Docs Rate limits

Rate limits

UCFP enforces three independent budgets: anonymous demo, authenticated per-minute, authenticated per-day. Hitting any of them returns 429 Too Many Requests with explanatory headers.

Anonymous demo

Budget	Value	Scope
Requests per minute	60	per IP address
Daily quota	none	—
Body size cap	64 KiB text / 4 MiB image / 8 MiB audio	per request

Hosted demo callers also need to clear a Cloudflare Turnstile challenge on first contact in a session. The Turnstile token is cached for 30 minutes; subsequent calls in the same session skip the challenge.

The 60 / minute counter resets each rolling minute. Reaching it returns 429 with Retry-After: <seconds-until-next-window>.

Authenticated (default for new keys)

Budget	Value	Scope
Requests per minute	600	per key
Daily quota	50 000	per key
Body size cap	32 MiB	per request

Both budgets refresh independently. Hitting the per-minute budget delays you by ≤ 60 s; hitting the daily quota requires waiting until the next UTC midnight (or upgrading the key from the dashboard).
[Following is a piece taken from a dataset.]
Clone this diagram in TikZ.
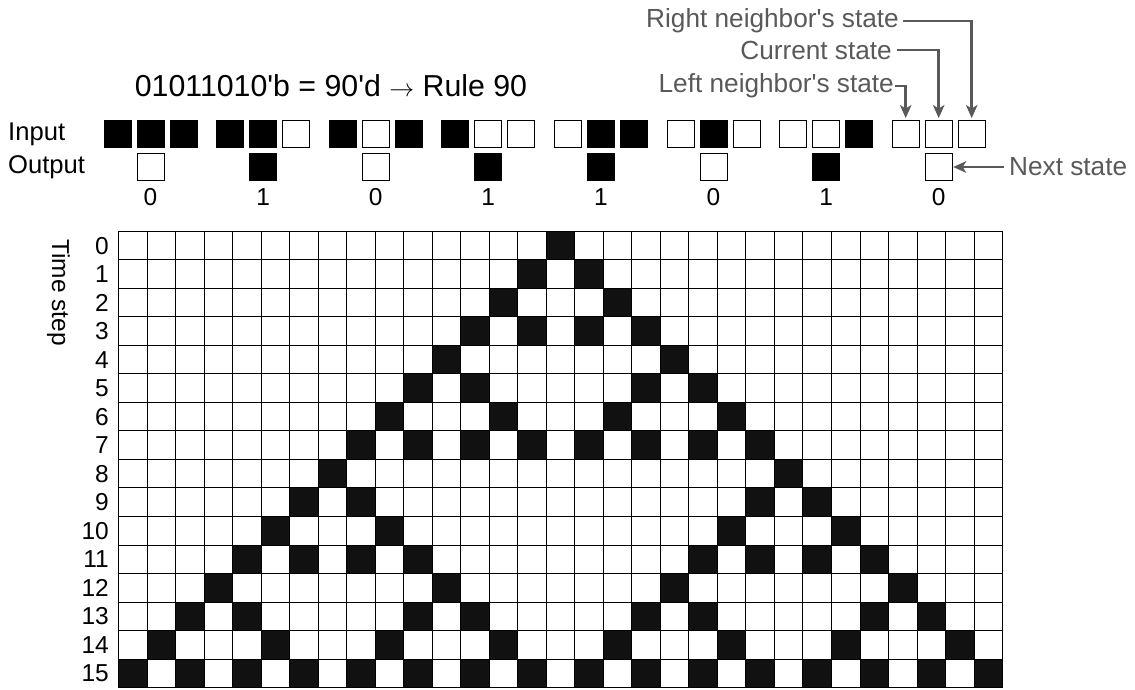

You can raise both numbers per-key in Dashboard → Keys → Edit. Hard upper bounds today: 6 000 / minute, 5 000 000 / day. Need more? Open an issue.

Header semantics

Every authenticated response carries:

Header	Meaning
`X-RateLimit-Limit`	The bucket size for the budget that's closest to being hit.
`X-RateLimit-Remaining`	Calls left in that bucket before `429`.
`X-RateLimit-Reset`	Unix epoch seconds when the bucket refills (per-minute) or rolls over (daily).

When the response is itself a 429, you also get:

Header	Meaning
`Retry-After`	Wall-clock seconds until the soonest acceptable retry. Standard HTTP semantic — equivalent to RFC 9110 § 10.2.3.

Backoff strategy: trust Retry-After. Do not exponentially back off on 429 — the server already knows the next available slot and tells you.

What counts as one call

Exactly one inbound HTTP request — one POST to /v1/ingest/…, one GET to /v1/records/…, one streaming connection (for the duration the body is open). Streaming counts as one call regardless of how many subfingerprints the server emits.

/api/fingerprint (the SvelteKit proxy) counts on the SvelteKit side as one call and on the Rust upstream side as one. If you hit the proxy, you spend from your key budget once — the service-bearer call to the Rust upstream is not metered against you.

Burst behaviour

The per-minute bucket is implemented as a token bucket: 600 / 60 = 10 tokens / second refill, 600 capacity. So a burst of up to 600 in the first second is allowed, then refill takes over. This matches a "smooth average of 10 / s with reasonable burst" intuition.

The daily quota is a hard counter; no burst window — once you spent 50 000, you wait for UTC midnight.

Cost classes

In v1 every algorithm costs 1 unit. Future versions may charge semantic-* more — the response will include a units field once that lands. Plan ahead by reading units if present.

Self-hosted

The Rust binary defaults to NoopRateLimiter — no limits, all callers share the single UCFP_TOKEN. Set UCFP_RATELIMIT_URL=… to plug in the webhook-based limiter, or rebuild with --features multi-tenant and use InMemoryTokenBucket. See the Rust crate's RATELIMIT.md for the full matrix.